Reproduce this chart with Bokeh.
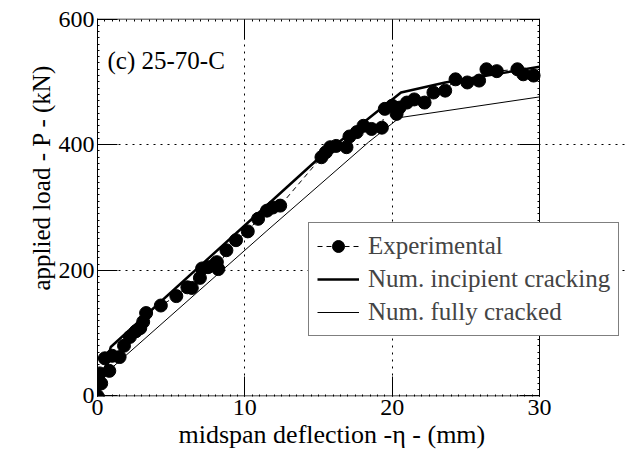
import numpy as np
from bokeh.plotting import figure
from bokeh.models import (LinearAxis, Legend, LegendItem, Label, FixedTicker,
                          Range1d, Title, CustomJSTickFormatter)
from bokeh.embed import file_html
from bokeh.resources import INLINE

# ---- data ----
exp_x = [0, -0.2, 0.25, 0.15, 0.8, 0.5, 1.0, 1.5, 1.8, 2.2, 2.6, 2.9, 3.1, 3.3,
         4.3, 5.35, 6.1, 6.4, 6.95, 7.1, 7.5, 7.9, 8.1, 8.2, 8.75, 9.4, 10.2,
         10.9, 11.5, 11.9, 12.4, 15.2, 15.5, 15.8, 16.2, 16.9, 17.1, 17.6,
         18.05, 18.6, 19.3, 19.5, 20.0, 20.3, 20.5, 21.0, 21.5, 22.2, 22.8,
         23.6, 24.3, 25.1, 25.9, 26.4, 27.1, 28.5, 28.9, 29.6]
exp_y = [0, 23, 20, 36, 40, 60, 64, 62, 80, 94, 103, 108, 118, 132,
         144, 159, 173, 172, 188, 203, 205, 208, 213, 202, 232, 248, 262,
         282, 295, 300, 303, 380, 388, 396, 398, 396, 413, 420,
         430, 425, 427, 457, 462, 449, 459, 467, 472, 467, 483,
         486, 504, 499, 502, 520, 517, 520, 512, 510]

incip_x = [0, 0.9, 15.0, 20.6, 23.6, 30.0]
incip_y = [0, 78, 378, 483, 499, 524]

full_x = [0, 0.5, 11.5, 18.4, 20.5, 30.0]
full_y = [0, 35, 263, 404, 443, 476]

x_major = [0, 10, 20, 30]
y_major = [0, 200, 400, 600]
x_grid = [10, 20]
y_grid = [200, 400]
X_MIN, X_MAX = 0, 30
Y_MIN, Y_MAX = 0, 600

FONT = "Liberation Serif"

FRAME_W, FRAME_H = 530, 378
PLOT_W = 442  # pixels used by 0..30 mm
x_end = X_MAX * FRAME_W / PLOT_W

p = figure(frame_width=FRAME_W, frame_height=FRAME_H,
           x_range=Range1d(X_MIN, x_end), y_range=Range1d(Y_MIN - 0.8, Y_MAX + 0.8),
           output_backend="svg", toolbar_location=None,
           min_border_left=97, min_border_right=1, min_border_top=18,
           min_border_bottom=68)
p.outline_line_color = None

x_minor = list(np.arange(0, 30.001, 0.5))
y_minor = list(np.arange(0, 600.001, 10))
blank = CustomJSTickFormatter(code="return ''")


def style_axis(ax, ticks, minor, labels=True):
    ax.ticker = FixedTicker(ticks=ticks, minor_ticks=minor)
    ax.major_tick_in = 20
    ax.major_tick_out = 0
    ax.minor_tick_in = 2
    ax.minor_tick_out = 0
    ax.major_tick_line_color = "black"
    ax.minor_tick_line_color = "black"
    ax.axis_line_color = "black"
    if labels:
        ax.major_label_text_font = FONT
        ax.major_label_text_font_size = "24px"
        ax.major_label_text_color = "black"
        ax.major_label_standoff = 3
    else:
        ax.formatter = blank
        ax.major_label_standoff = 0


style_axis(p.xaxis[0], x_major, x_minor)
p.xaxis[0].axis_line_color = None
style_axis(p.yaxis[0], y_major, y_minor)
top = LinearAxis(fixed_location=Y_MAX)
style_axis(top, x_major, x_minor, labels=False)
top.axis_line_color = None
right = LinearAxis(fixed_location=X_MAX)
style_axis(right, y_major, y_minor, labels=False)
p.add_layout(top, "above")
p.add_layout(right, "right")

# axis titles as panel titles so they can be positioned like the reference
p.add_layout(Title(text="midspan deflection -η - (mm)", align="left", offset=81,
                   standoff=0, text_font=FONT, text_font_size="26px",
                   text_font_style="normal", text_color="black"), "below")
p.add_layout(Title(text="applied load - P - (kN)", align="left", offset=106,
                   standoff=2, text_font=FONT, text_font_size="25px",
                   text_font_style="normal", text_color="black"), "left")

p.xgrid.ticker = FixedTicker(ticks=x_grid)
p.ygrid.ticker = FixedTicker(ticks=y_grid)
p.ygrid.bounds = (X_MIN, X_MAX)
for g in (p.xgrid, p.ygrid):
    g.grid_line_color = "black"
    g.grid_line_dash = "2 5"
    g.grid_line_width = 1

# frame border lines (top and bottom) limited to 0..30 mm
p.line([X_MIN, X_MAX], [Y_MAX, Y_MAX], line_color="black", line_width=1)
p.line([X_MIN, X_MAX], [Y_MIN, Y_MIN], line_color="black", line_width=1)

r_exp_line = p.line(exp_x, exp_y, line_color="black", line_width=1, line_dash="5 4")
r_exp_pts = p.scatter(exp_x, exp_y, size=13, fill_color="black", line_color="black")
r_incip = p.line(incip_x, incip_y, line_color="black", line_width=2.5)
r_full = p.line(full_x, full_y, line_color="black", line_width=1)

legend = Legend(items=[
    LegendItem(label="Experimental", renderers=[r_exp_line, r_exp_pts]),
    LegendItem(label="Num. incipient cracking", renderers=[r_incip]),
    LegendItem(label="Num. fully cracked", renderers=[r_full]),
], location=(211, 60))
legend.label_text_font = FONT
legend.label_text_font_size = "25px"
legend.label_standoff = 9
legend.glyph_width = 42
legend.glyph_height = 30
legend.spacing = 3
legend.padding = 8
legend.margin = 0
legend.border_line_color = "black"
legend.border_line_width = 1
legend.background_fill_alpha = 1
p.add_layout(legend)

p.add_layout(Label(x=10, y=336, x_units="screen", y_units="screen",
                   text="(c) 25-70-C", text_font=FONT, text_font_size="25px",
                   text_baseline="middle", text_color="black"))

open("out.html", "w").write(file_html(p, INLINE))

----------------

### Task goal
The data should be printed again unchanged; leave its pictures out.

### Response to this task
Reproduce this chart with Bokeh.
import numpy as np
from bokeh.plotting import figure
from bokeh.models import (LinearAxis, Legend, LegendItem, Label, FixedTicker,
                          Range1d, Title, CustomJSTickFormatter)
from bokeh.embed import file_html
from bokeh.resources import INLINE

# ---- data ----
exp_x = [0, -0.2, 0.25, 0.15, 0.8, 0.5, 1.0, 1.5, 1.8, 2.2, 2.6, 2.9, 3.1, 3.3,
         4.3, 5.35, 6.1, 6.4, 6.95, 7.1, 7.5, 7.9, 8.1, 8.2, 8.75, 9.4, 10.2,
         10.9, 11.5, 11.9, 12.4, 15.2, 15.5, 15.8, 16.2, 16.9, 17.1, 17.6,
         18.05, 18.6, 19.3, 19.5, 20.0, 20.3, 20.5, 21.0, 21.5, 22.2, 22.8,
         23.6, 24.3, 25.1, 25.9, 26.4, 27.1, 28.5, 28.9, 29.6]
exp_y = [0, 23, 20, 36, 40, 60, 64, 62, 80, 94, 103, 108, 118, 132,
         144, 159, 173, 172, 188, 203, 205, 208, 213, 202, 232, 248, 262,
         282, 295, 300, 303, 380, 388, 396, 398, 396, 413, 420,
         430, 425, 427, 457, 462, 449, 459, 467, 472, 467, 483,
         486, 504, 499, 502, 520, 517, 520, 512, 510]

incip_x = [0, 0.9, 15.0, 20.6, 23.6, 30.0]
incip_y = [0, 78, 378, 483, 499, 524]

full_x = [0, 0.5, 11.5, 18.4, 20.5, 30.0]
full_y = [0, 35, 263, 404, 443, 476]

x_major = [0, 10, 20, 30]
y_major = [0, 200, 400, 600]
x_grid = [10, 20]
y_grid = [200, 400]
X_MIN, X_MAX = 0, 30
Y_MIN, Y_MAX = 0, 600

FONT = "Liberation Serif"

FRAME_W, FRAME_H = 530, 378
PLOT_W = 442  # pixels used by 0..30 mm
x_end = X_MAX * FRAME_W / PLOT_W

p = figure(frame_width=FRAME_W, frame_height=FRAME_H,
           x_range=Range1d(X_MIN, x_end), y_range=Range1d(Y_MIN - 0.8, Y_MAX + 0.8),
           output_backend="svg", toolbar_location=None,
           min_border_left=97, min_border_right=1, min_border_top=18,
           min_border_bottom=68)
p.outline_line_color = None

x_minor = list(np.arange(0, 30.001, 0.5))
y_minor = list(np.arange(0, 600.001, 10))
blank = CustomJSTickFormatter(code="return ''")


def style_axis(ax, ticks, minor, labels=True):
    ax.ticker = FixedTicker(ticks=ticks, minor_ticks=minor)
    ax.major_tick_in = 20
    ax.major_tick_out = 0
    ax.minor_tick_in = 2
    ax.minor_tick_out = 0
    ax.major_tick_line_color = "black"
    ax.minor_tick_line_color = "black"
    ax.axis_line_color = "black"
    if labels:
        ax.major_label_text_font = FONT
        ax.major_label_text_font_size = "24px"
        ax.major_label_text_color = "black"
        ax.major_label_standoff = 3
    else:
        ax.formatter = blank
        ax.major_label_standoff = 0


style_axis(p.xaxis[0], x_major, x_minor)
p.xaxis[0].axis_line_color = None
style_axis(p.yaxis[0], y_major, y_minor)
top = LinearAxis(fixed_location=Y_MAX)
style_axis(top, x_major, x_minor, labels=False)
top.axis_line_color = None
right = LinearAxis(fixed_location=X_MAX)
style_axis(right, y_major, y_minor, labels=False)
p.add_layout(top, "above")
p.add_layout(right, "right")

# axis titles as panel titles so they can be positioned like the reference
p.add_layout(Title(text="midspan deflection -η - (mm)", align="left", offset=81,
                   standoff=0, text_font=FONT, text_font_size="26px",
                   text_font_style="normal", text_color="black"), "below")
p.add_layout(Title(text="applied load - P - (kN)", align="left", offset=106,
                   standoff=2, text_font=FONT, text_font_size="25px",
                   text_font_style="normal", text_color="black"), "left")

p.xgrid.ticker = FixedTicker(ticks=x_grid)
p.ygrid.ticker = FixedTicker(ticks=y_grid)
p.ygrid.bounds = (X_MIN, X_MAX)
for g in (p.xgrid, p.ygrid):
    g.grid_line_color = "black"
    g.grid_line_dash = "2 5"
    g.grid_line_width = 1

# frame border lines (top and bottom) limited to 0..30 mm
p.line([X_MIN, X_MAX], [Y_MAX, Y_MAX], line_color="black", line_width=1)
p.line([X_MIN, X_MAX], [Y_MIN, Y_MIN], line_color="black", line_width=1)

r_exp_line = p.line(exp_x, exp_y, line_color="black", line_width=1, line_dash="5 4")
r_exp_pts = p.scatter(exp_x, exp_y, size=13, fill_color="black", line_color="black")
r_incip = p.line(incip_x, incip_y, line_color="black", line_width=2.5)
r_full = p.line(full_x, full_y, line_color="black", line_width=1)

legend = Legend(items=[
    LegendItem(label="Experimental", renderers=[r_exp_line, r_exp_pts]),
    LegendItem(label="Num. incipient cracking", renderers=[r_incip]),
    LegendItem(label="Num. fully cracked", renderers=[r_full]),
], location=(211, 60))
legend.label_text_font = FONT
legend.label_text_font_size = "25px"
legend.label_standoff = 9
legend.glyph_width = 42
legend.glyph_height = 30
legend.spacing = 3
legend.padding = 8
legend.margin = 0
legend.border_line_color = "black"
legend.border_line_width = 1
legend.background_fill_alpha = 1
p.add_layout(legend)

p.add_layout(Label(x=10, y=336, x_units="screen", y_units="screen",
                   text="(c) 25-70-C", text_font=FONT, text_font_size="25px",
                   text_baseline="middle", text_color="black"))

open("out.html", "w").write(file_html(p, INLINE))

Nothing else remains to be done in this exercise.